**Instructions to follow:**
Word for word, transcribe the lines below and drop the pictures.

**Provided data:**
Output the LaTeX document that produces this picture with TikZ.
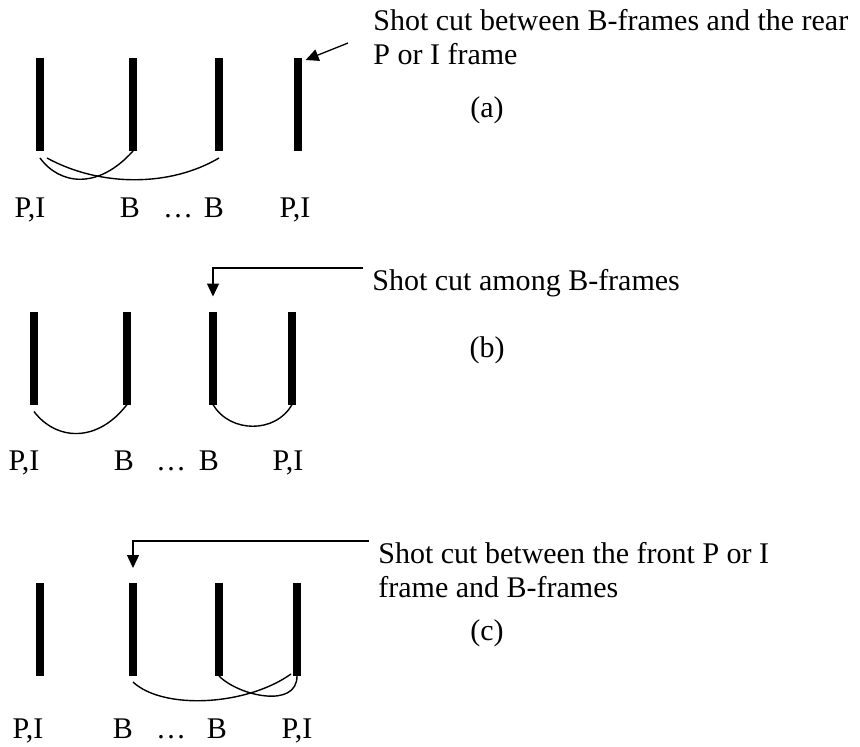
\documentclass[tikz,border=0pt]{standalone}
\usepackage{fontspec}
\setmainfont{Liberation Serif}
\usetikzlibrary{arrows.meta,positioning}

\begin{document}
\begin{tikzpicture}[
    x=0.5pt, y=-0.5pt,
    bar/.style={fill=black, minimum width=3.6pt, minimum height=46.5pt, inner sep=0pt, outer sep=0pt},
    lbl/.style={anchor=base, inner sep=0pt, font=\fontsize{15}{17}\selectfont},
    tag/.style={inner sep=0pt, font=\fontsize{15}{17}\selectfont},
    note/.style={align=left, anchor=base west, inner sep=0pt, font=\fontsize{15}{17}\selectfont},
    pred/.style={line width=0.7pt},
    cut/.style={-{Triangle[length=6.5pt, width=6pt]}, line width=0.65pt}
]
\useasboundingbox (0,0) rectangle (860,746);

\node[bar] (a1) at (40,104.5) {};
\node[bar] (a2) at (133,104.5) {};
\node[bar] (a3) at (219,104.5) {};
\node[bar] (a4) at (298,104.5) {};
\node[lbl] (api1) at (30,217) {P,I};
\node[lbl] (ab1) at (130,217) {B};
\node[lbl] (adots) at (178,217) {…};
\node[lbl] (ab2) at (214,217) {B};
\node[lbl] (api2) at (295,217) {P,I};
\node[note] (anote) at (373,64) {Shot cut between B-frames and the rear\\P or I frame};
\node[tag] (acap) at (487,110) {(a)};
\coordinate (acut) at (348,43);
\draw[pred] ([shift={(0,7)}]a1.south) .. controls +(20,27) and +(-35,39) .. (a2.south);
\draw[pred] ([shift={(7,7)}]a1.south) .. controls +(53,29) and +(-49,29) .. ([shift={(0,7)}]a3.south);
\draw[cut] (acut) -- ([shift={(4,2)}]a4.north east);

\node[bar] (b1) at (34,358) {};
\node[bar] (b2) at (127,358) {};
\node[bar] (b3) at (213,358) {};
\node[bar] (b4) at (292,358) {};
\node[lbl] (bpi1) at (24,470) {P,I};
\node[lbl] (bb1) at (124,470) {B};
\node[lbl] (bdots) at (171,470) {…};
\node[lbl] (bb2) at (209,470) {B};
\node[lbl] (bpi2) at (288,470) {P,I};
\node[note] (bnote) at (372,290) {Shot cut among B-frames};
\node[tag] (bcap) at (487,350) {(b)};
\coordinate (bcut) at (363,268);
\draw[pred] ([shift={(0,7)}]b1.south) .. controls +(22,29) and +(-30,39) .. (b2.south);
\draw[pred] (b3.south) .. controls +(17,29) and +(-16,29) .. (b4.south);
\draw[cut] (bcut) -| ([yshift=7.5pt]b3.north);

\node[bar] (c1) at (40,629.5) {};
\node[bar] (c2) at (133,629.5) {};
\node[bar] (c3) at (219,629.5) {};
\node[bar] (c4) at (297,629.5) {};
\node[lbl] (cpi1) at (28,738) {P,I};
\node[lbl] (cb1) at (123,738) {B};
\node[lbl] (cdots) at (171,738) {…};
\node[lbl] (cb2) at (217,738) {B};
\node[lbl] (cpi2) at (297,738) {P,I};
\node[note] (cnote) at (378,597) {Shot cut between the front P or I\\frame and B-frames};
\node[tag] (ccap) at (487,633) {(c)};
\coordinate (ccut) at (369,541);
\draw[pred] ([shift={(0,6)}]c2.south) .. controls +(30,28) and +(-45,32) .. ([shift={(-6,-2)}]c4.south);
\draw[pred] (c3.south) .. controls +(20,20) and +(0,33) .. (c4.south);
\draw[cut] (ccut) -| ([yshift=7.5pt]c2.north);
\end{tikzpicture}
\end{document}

**Task response:**
Output the LaTeX document that produces this picture with TikZ.
\documentclass[tikz,border=0pt]{standalone}
\usepackage{fontspec}
\setmainfont{Liberation Serif}
\usetikzlibrary{arrows.meta,positioning}

\begin{document}
\begin{tikzpicture}[
    x=0.5pt, y=-0.5pt,
    bar/.style={fill=black, minimum width=3.6pt, minimum height=46.5pt, inner sep=0pt, outer sep=0pt},
    lbl/.style={anchor=base, inner sep=0pt, font=\fontsize{15}{17}\selectfont},
    tag/.style={inner sep=0pt, font=\fontsize{15}{17}\selectfont},
    note/.style={align=left, anchor=base west, inner sep=0pt, font=\fontsize{15}{17}\selectfont},
    pred/.style={line width=0.7pt},
    cut/.style={-{Triangle[length=6.5pt, width=6pt]}, line width=0.65pt}
]
\useasboundingbox (0,0) rectangle (860,746);

\node[bar] (a1) at (40,104.5) {};
\node[bar] (a2) at (133,104.5) {};
\node[bar] (a3) at (219,104.5) {};
\node[bar] (a4) at (298,104.5) {};
\node[lbl] (api1) at (30,217) {P,I};
\node[lbl] (ab1) at (130,217) {B};
\node[lbl] (adots) at (178,217) {…};
\node[lbl] (ab2) at (214,217) {B};
\node[lbl] (api2) at (295,217) {P,I};
\node[note] (anote) at (373,64) {Shot cut between B-frames and the rear\\P or I frame};
\node[tag] (acap) at (487,110) {(a)};
\coordinate (acut) at (348,43);
\draw[pred] ([shift={(0,7)}]a1.south) .. controls +(20,27) and +(-35,39) .. (a2.south);
\draw[pred] ([shift={(7,7)}]a1.south) .. controls +(53,29) and +(-49,29) .. ([shift={(0,7)}]a3.south);
\draw[cut] (acut) -- ([shift={(4,2)}]a4.north east);

\node[bar] (b1) at (34,358) {};
\node[bar] (b2) at (127,358) {};
\node[bar] (b3) at (213,358) {};
\node[bar] (b4) at (292,358) {};
\node[lbl] (bpi1) at (24,470) {P,I};
\node[lbl] (bb1) at (124,470) {B};
\node[lbl] (bdots) at (171,470) {…};
\node[lbl] (bb2) at (209,470) {B};
\node[lbl] (bpi2) at (288,470) {P,I};
\node[note] (bnote) at (372,290) {Shot cut among B-frames};
\node[tag] (bcap) at (487,350) {(b)};
\coordinate (bcut) at (363,268);
\draw[pred] ([shift={(0,7)}]b1.south) .. controls +(22,29) and +(-30,39) .. (b2.south);
\draw[pred] (b3.south) .. controls +(17,29) and +(-16,29) .. (b4.south);
\draw[cut] (bcut) -| ([yshift=7.5pt]b3.north);

\node[bar] (c1) at (40,629.5) {};
\node[bar] (c2) at (133,629.5) {};
\node[bar] (c3) at (219,629.5) {};
\node[bar] (c4) at (297,629.5) {};
\node[lbl] (cpi1) at (28,738) {P,I};
\node[lbl] (cb1) at (123,738) {B};
\node[lbl] (cdots) at (171,738) {…};
\node[lbl] (cb2) at (217,738) {B};
\node[lbl] (cpi2) at (297,738) {P,I};
\node[note] (cnote) at (378,597) {Shot cut between the front P or I\\frame and B-frames};
\node[tag] (ccap) at (487,633) {(c)};
\coordinate (ccut) at (369,541);
\draw[pred] ([shift={(0,6)}]c2.south) .. controls +(30,28) and +(-45,32) .. ([shift={(-6,-2)}]c4.south);
\draw[pred] (c3.south) .. controls +(20,20) and +(0,33) .. (c4.south);
\draw[cut] (ccut) -| ([yshift=7.5pt]c2.north);
\end{tikzpicture}
\end{document}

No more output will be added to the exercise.